Scenario 2: 50,000 PLN debt, 1,500 PLN/month surplus

  • Repayment time: 36–42 months (3–3.5 years)
  • Total interest: ~9,000 PLN (avalanche) or ~12,000 PLN (snowball)

Scenario 3: 100,000 PLN debt, 2,500 PLN/month surplus

  • Repayment time: 48–54 months (4–4.5 years)
  • Consider consolidation or formal restructuring

What to Avoid

  • Payday loans (chwilówki) — annual rates of 100–200%. Never pay off debt with payday loans.
  • Paying only minimums on credit cards — a 10,000 PLN balance at minimum payments takes 15+ years to clear.
  • Ignoring the problem — penalty interest, debt collection, bailiff enforcement — it's a spiral that accelerates.
  • Shame — 2.8 million Poles struggle with timely repayments.
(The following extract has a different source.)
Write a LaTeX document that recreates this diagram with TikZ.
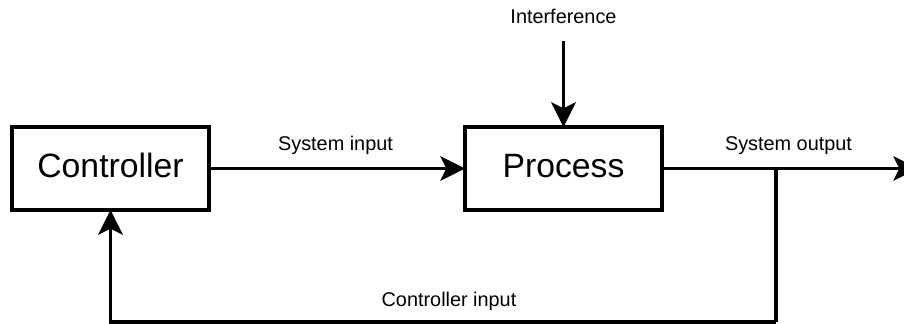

You're not alone.

Understanding BIK (Poland's Credit Bureau)

BIK (Biuro Informacji Kredytowej) stores your credit history. A high BIK score (above 580 points) means better loan terms in the future.

How to improve your BIK score:

  • Pay installments on time (even minimum amounts count)
  • Don't close old credit cards immediately — a long credit history is valuable
  • Avoid submitting multiple credit applications at once (each inquiry lowers your score for 6 months)
  • After paying off a debt, wait 12 months — your score will rebuild

FAQ

Can I file for consumer bankruptcy in Poland?

Yes, but it's a last resort. Since 2020, the process is simpler — a court sets a repayment plan (typically 3 years) or writes off obligations. Condition: you must prove you didn't cause the debt intentionally. Bankruptcy stays on your BIK record for 10 years.

How much does a BIK report cost?

A basic BIK report is free once every 6 months. An extended report with scoring costs 39.99 PLN. BIK alerts (notifications about inquiries) cost 24 PLN/year.

Does consolidation hurt my credit history?

No — consolidation is a normal loan. BIK shows old debts as closed and a new one opened. If you pay on time, your score may actually improve.

When should I consult a financial advisor?

When your total debt exceeds 12 times your monthly net income, or when you can't see a way to repay within 5 years. A certified advisor (EFPA-certified) costs 200–500 PLN per consultation.

How quickly can I become debt-free?

It depends on the amount and your budget surplus. For typical debt of 20,000–50,000 PLN with good discipline — 2–4 years. The key is consistency, not speed.